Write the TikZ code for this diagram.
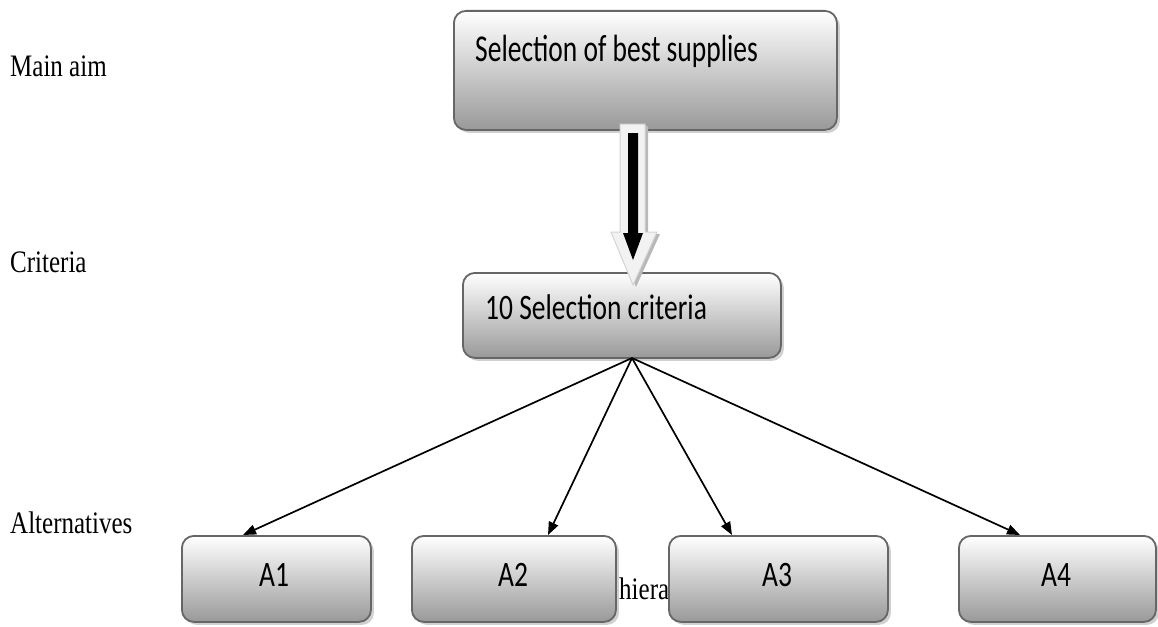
\documentclass[tikz,border=0pt]{standalone}
\usepackage{fontspec}
\usepackage{graphicx}
\setmainfont{Liberation Serif}
\newfontfamily\boxfont{Carlito}
\usetikzlibrary{arrows.meta,shadows}
\newcommand\vstretch[2]{\scalebox{1}[#1]{#2}}
\begin{document}
\begin{tikzpicture}[x=1pt,y=1pt,
  box/.style={draw=black!60, line width=1.8pt, rounded corners=12pt,
    top color=white, bottom color=black!40,
    drop shadow={shadow xshift=3pt, shadow yshift=-3pt, fill=black!30, opacity=0.6},
    inner sep=0pt, anchor=north west},
  lbl/.style={anchor=base west, inner sep=0pt, font=\fontsize{25}{30}\selectfont},
  boxtxt/.style={inner sep=0pt, font=\boxfont\fontsize{27.5}{32}\selectfont},
  conn/.style={line width=1.7pt, -{Triangle[length=13pt,width=10pt]}}]
\useasboundingbox (0,0) rectangle (1158,-626);
\fill[white] (0,0) rectangle (1158,-626);

% level labels
\node[lbl] (lmain) at (10,-77) {\vstretch{1.25}{Main aim}};
\node[lbl] (lcrit) at (10,-272) {\vstretch{1.25}{Criteria}};
\node[lbl] (lalt) at (10,-533) {\vstretch{1.25}{Alternatives}};
\node[lbl] (lhier) at (619,-599) {\vstretch{1.25}{hierar}};

% boxes
\node[box, minimum width=383, minimum height=119] (goal) at (453,-10) {};
\node[boxtxt, anchor=base west] (goaltxt) at (475,-61) {\vstretch{1.38}{Selection of best supplies}};
\node[box, minimum width=318, minimum height=85] (crit) at (462,-272) {};
\node[boxtxt, anchor=base west] (crittxt) at (485,-319) {\vstretch{1.3}{10 Selection criteria}};

\node[box, minimum width=189, minimum height=86] (a1) at (181,-535) {};
\node[box, minimum width=204, minimum height=86] (a2) at (411,-535) {};
\node[box, minimum width=219, minimum height=86] (a3) at (668,-535) {};
\node[box, minimum width=197, minimum height=86] (a4) at (958,-535) {};
\node[boxtxt, anchor=base] (a1t) at (274,-586) {\vstretch{1.3}{A1}};
\node[boxtxt, anchor=base] (a2t) at (513,-586) {\vstretch{1.3}{A2}};
\node[boxtxt, anchor=base] (a3t) at (777,-586) {\vstretch{1.3}{A3}};
\node[boxtxt, anchor=base] (a4t) at (1056,-586) {\vstretch{1.3}{A4}};

% block arrow between goal and criteria
\fill[black!28] (623,-126) -- (648,-126) -- (648,-234) -- (660,-234) -- (636,-287) -- (614,-234) -- (623,-234) -- cycle;
\filldraw[fill=black!5, draw=black!17, line width=1pt] (620,-124) -- (645,-124) -- (645,-232) -- (657,-232) -- (633,-285) -- (611,-232) -- (620,-232) -- cycle;
\fill[black] (628,-133) -- (638,-133) -- (638,-233) -- (643,-233) -- (633,-260) -- (623,-233) -- (628,-233) -- cycle;

% connectors
\coordinate (c0) at (632,-358);
\coordinate (t1) at (243,-535);
\coordinate (t2) at (548,-535);
\coordinate (t3) at (732,-535);
\coordinate (t4) at (1020,-535);
\draw[conn] (c0) -- (t1);
\draw[conn] (c0) -- (t2);
\draw[conn] (c0) -- (t3);
\draw[conn] (c0) -- (t4);
\end{tikzpicture}
\end{document}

- - - -

■ Aim
Copy the data word for word. Pictures do not go in the copy.

■ Expected answer
Write the TikZ code for this diagram.
\documentclass[tikz,border=0pt]{standalone}
\usepackage{fontspec}
\usepackage{graphicx}
\setmainfont{Liberation Serif}
\newfontfamily\boxfont{Carlito}
\usetikzlibrary{arrows.meta,shadows}
\newcommand\vstretch[2]{\scalebox{1}[#1]{#2}}
\begin{document}
\begin{tikzpicture}[x=1pt,y=1pt,
  box/.style={draw=black!60, line width=1.8pt, rounded corners=12pt,
    top color=white, bottom color=black!40,
    drop shadow={shadow xshift=3pt, shadow yshift=-3pt, fill=black!30, opacity=0.6},
    inner sep=0pt, anchor=north west},
  lbl/.style={anchor=base west, inner sep=0pt, font=\fontsize{25}{30}\selectfont},
  boxtxt/.style={inner sep=0pt, font=\boxfont\fontsize{27.5}{32}\selectfont},
  conn/.style={line width=1.7pt, -{Triangle[length=13pt,width=10pt]}}]
\useasboundingbox (0,0) rectangle (1158,-626);
\fill[white] (0,0) rectangle (1158,-626);

% level labels
\node[lbl] (lmain) at (10,-77) {\vstretch{1.25}{Main aim}};
\node[lbl] (lcrit) at (10,-272) {\vstretch{1.25}{Criteria}};
\node[lbl] (lalt) at (10,-533) {\vstretch{1.25}{Alternatives}};
\node[lbl] (lhier) at (619,-599) {\vstretch{1.25}{hierar}};

% boxes
\node[box, minimum width=383, minimum height=119] (goal) at (453,-10) {};
\node[boxtxt, anchor=base west] (goaltxt) at (475,-61) {\vstretch{1.38}{Selection of best supplies}};
\node[box, minimum width=318, minimum height=85] (crit) at (462,-272) {};
\node[boxtxt, anchor=base west] (crittxt) at (485,-319) {\vstretch{1.3}{10 Selection criteria}};

\node[box, minimum width=189, minimum height=86] (a1) at (181,-535) {};
\node[box, minimum width=204, minimum height=86] (a2) at (411,-535) {};
\node[box, minimum width=219, minimum height=86] (a3) at (668,-535) {};
\node[box, minimum width=197, minimum height=86] (a4) at (958,-535) {};
\node[boxtxt, anchor=base] (a1t) at (274,-586) {\vstretch{1.3}{A1}};
\node[boxtxt, anchor=base] (a2t) at (513,-586) {\vstretch{1.3}{A2}};
\node[boxtxt, anchor=base] (a3t) at (777,-586) {\vstretch{1.3}{A3}};
\node[boxtxt, anchor=base] (a4t) at (1056,-586) {\vstretch{1.3}{A4}};

% block arrow between goal and criteria
\fill[black!28] (623,-126) -- (648,-126) -- (648,-234) -- (660,-234) -- (636,-287) -- (614,-234) -- (623,-234) -- cycle;
\filldraw[fill=black!5, draw=black!17, line width=1pt] (620,-124) -- (645,-124) -- (645,-232) -- (657,-232) -- (633,-285) -- (611,-232) -- (620,-232) -- cycle;
\fill[black] (628,-133) -- (638,-133) -- (638,-233) -- (643,-233) -- (633,-260) -- (623,-233) -- (628,-233) -- cycle;

% connectors
\coordinate (c0) at (632,-358);
\coordinate (t1) at (243,-535);
\coordinate (t2) at (548,-535);
\coordinate (t3) at (732,-535);
\coordinate (t4) at (1020,-535);
\draw[conn] (c0) -- (t1);
\draw[conn] (c0) -- (t2);
\draw[conn] (c0) -- (t3);
\draw[conn] (c0) -- (t4);
\end{tikzpicture}
\end{document}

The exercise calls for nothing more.